Before you start, soil test. Soil testing is critical and can be obtained (for free) at your local Extension office. An annual test is recommended until a baseline of your soil’s requirements is obtained. If you have owned your property for a bit and have regularly soil tested, then testing every two to three years is perfect. For those of you that have not tested your soil at all, or not in several years, this is a good time to test.
Soil testing is an inexpensive, easy way to save money and ensure that only the needed nutrients are being applied. Questions that soil testing answers:
- What is your soil’s pH?
- How much and what kind of lime is recommended?
- What are the needed nutrients to add to your soil?
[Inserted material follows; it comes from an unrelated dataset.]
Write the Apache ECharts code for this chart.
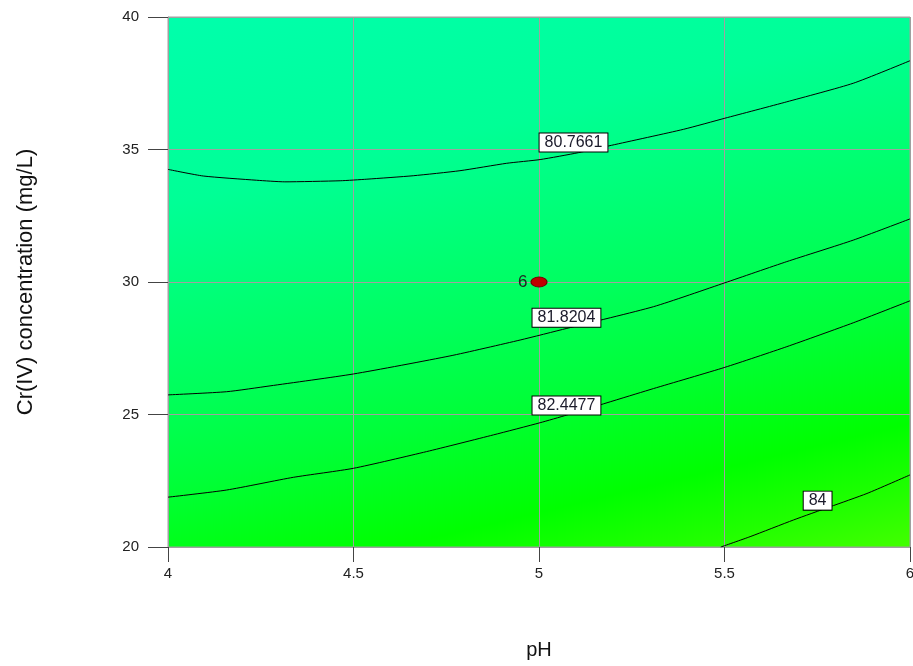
<!DOCTYPE html>
<html>
<head>
<meta charset="utf-8">
<script src="https://cdn.jsdelivr.net/npm/echarts@6/dist/echarts.min.js"></script>
<style>
html,body{margin:0;padding:0;background:#fff;}
#main{width:913px;height:666px;}
</style>
</head>
<body>
<div id="main"></div>
<script>
// ---- Data ----
const xTickLabels = ['4', '4.5', '5', '5.5', '6'];
const yTickLabels = ['20', '25', '30', '35', '40'];

const contourLevels = ['80.7661', '81.8204', '82.4477', '84'];

const contour80_7661 = [[4.0,34.25],[4.095,34.0],[4.239,33.84],[4.315,33.78],[4.464,33.82],[4.536,33.88],[4.661,34.01],[4.787,34.2],[4.913,34.48],[5.003,34.62],[5.106,34.88],[5.196,35.16],[5.389,35.76],[5.501,36.18],[5.668,36.8],[5.847,37.5],[6.0,38.35]];
const contour81_8204 = [[4.0,25.74],[4.158,25.86],[4.275,26.08],[4.5,26.53],[4.76,27.21],[4.949,27.81],[5.075,28.25],[5.309,29.07],[5.501,29.97],[5.668,30.77],[5.847,31.58],[6.0,32.38]];
const contour82_4477 = [[4.0,21.88],[4.158,22.15],[4.338,22.63],[4.5,22.97],[4.697,23.6],[4.877,24.23],[5.003,24.69],[5.075,24.98],[5.309,25.98],[5.501,26.78],[5.668,27.56],[5.847,28.46],[6.0,29.29]];
const contour84 = [[5.49,20.0],[5.569,20.39],[5.686,21.02],[5.785,21.52],[5.884,22.02],[6.0,22.72]];

const contourLabelPos = [[5.093,35.26],[5.074,28.65],[5.074,25.34],[5.751,21.75]];

const designPoint = [5, 30];
const designPointLabel = '6';

// ---- Chart ----
const chart = echarts.init(document.getElementById('main'));
const FONT = '"Liberation Sans", Arial, sans-serif';

const bg = new echarts.graphic.LinearGradient(0, 0, 0.2166, 1.263, [
  {offset: 0, color: 'rgb(0,255,172)'},
  {offset: 0.265, color: 'rgb(0,255,150)'},
  {offset: 0.535, color: 'rgb(0,255,91)'},
  {offset: 0.665, color: 'rgb(0,255,55)'},
  {offset: 0.825, color: 'rgb(0,255,0)'},
  {offset: 0.92, color: 'rgb(33,255,0)'},
  {offset: 1, color: 'rgb(67,255,0)'}
]);

const lineStyle = {color: '#000', width: 1};
function contourSeries(data) {
  return {
    type: 'line', data: data, symbol: 'none', smooth: 0.2,
    lineStyle: lineStyle, silent: true, z: 3, animation: false
  };
}

chart.setOption({
  animation: false,
  backgroundColor: '#fff',
  grid: {
    left: 168, right: 3, top: 17, bottom: 119,
    containLabel: false, outerBoundsMode: 'none',
    show: true, backgroundColor: bg, borderColor: '#a0a0a0', borderWidth: 1
  },
  xAxis: {
    type: 'value', min: 4, max: 6, interval: 0.5,
    name: 'pH', nameLocation: 'middle', nameGap: 93,
    nameTextStyle: {fontFamily: FONT, fontSize: 20, color: '#111'},
    axisLine: {show: true, lineStyle: {color: '#a0a0a0', width: 1}},
    axisTick: {show: true, inside: false, length: 15, lineStyle: {color: '#444'}},
    axisLabel: {
      margin: 19, fontFamily: FONT, fontSize: 15, color: '#222',
      formatter: function (v) { const i = Math.round((v - 4) / 0.5); return xTickLabels[i]; }
    },
    splitLine: {show: true, lineStyle: {color: '#a0a0a0', width: 1}}
  },
  yAxis: {
    type: 'value', min: 20, max: 40, interval: 5,
    name: 'Cr(IV) concentration (mg/L)', nameLocation: 'middle', nameGap: 131,
    nameTextStyle: {fontFamily: FONT, fontSize: 22, color: '#111'},
    axisLine: {show: true, lineStyle: {color: '#a0a0a0', width: 1}},
    axisTick: {show: true, inside: false, length: 20, lineStyle: {color: '#444'}},
    axisLabel: {
      margin: 29, fontFamily: FONT, fontSize: 15, color: '#222',
      formatter: function (v) { const i = Math.round((v - 20) / 5); return yTickLabels[i]; }
    },
    splitLine: {show: true, lineStyle: {color: '#a0a0a0', width: 1}}
  },
  series: [
    contourSeries(contour80_7661),
    contourSeries(contour81_8204),
    contourSeries(contour82_4477),
    contourSeries(contour84),
    {
      type: 'scatter', z: 5, silent: true,
      data: contourLabelPos.map(function (p, i) { return [p[0], p[1], contourLevels[i]]; }),
      symbolSize: 0,
      itemStyle: {color: '#fff', opacity: 1},
      label: {
        show: true, position: 'inside', opacity: 1,
        formatter: function (p) { return p.value[2]; },
        fontFamily: FONT, fontSize: 16, color: '#1a1a2a',
        backgroundColor: '#fff', borderColor: '#000', borderWidth: 1,
        padding: [1, 5, 0, 5], lineHeight: 17
      }
    },
    {
      type: 'scatter', z: 6, silent: true,
      data: [designPoint],
      symbol: 'circle', symbolSize: [16, 10],
      itemStyle: {color: '#c00000', borderColor: '#700000', borderWidth: 1, opacity: 1},
      label: {
        show: true, position: 'left', distance: 3, opacity: 1,
        formatter: designPointLabel,
        fontFamily: FONT, fontSize: 17, color: '#222'
      }
    }
  ]
});
</script>
</body>
</html>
- How much, if any, fertilizer is needed?
Fertilizers contain Nitrogen, Phosphorous (phosphoric acid) and Potash. Nitrogen recommendations are given based on the crop (or type of pasture grass) you are trying to grow. A test result gives you accurate amounts of these, and other, needed nutrients and lime recommendations, if the pH of the soil is too low, as repeated fertilization with nitrogen fertilizer tends to decrease the pH of soils.
Once test result numbers have been attained there are several different types of fertilizer that can be used. Most inorganic fertilizers are termed quick-release, or water soluble. Slow-release fertilizers are preferable and highly recommended because of the time-release of the nutrients, as opposed to this instantaneous release. Although the initial cost is higher, slow-release offers “more bang for the buck”. Water-soluble, inorganic fertilizers that have been modified to allow for this controlled release of nutrients with time and the ability to release nutrients slowly, over time, is well documented. This is ideal because it won’t release excessive amounts of nutrients into the springs and aquifer.
Vermiculture(worm farming) offers another type of fertilizer and has become very popular over the past few years. Worm castings (worm poop!) are the result of “worm farming”. This is an organic, slow-release fertilizer that has been shown to have very good results as a substitute for inorganic fertilizer. Although this also has an initial cost greater than classic fertilizer, its slow release and environmentally friendly qualities also offer a great return on investment.
Regardless of the type of fertilizer that you decide you need, now is the best time to apply. Grass is already in the early stages of growth and by giving it only the needed amounts of nutrients (if any are required) and/or liming, money will be saved, the pastures will flourish and your horses will have the lush, green grass needed to help give them proper nutrition and adequate grazing.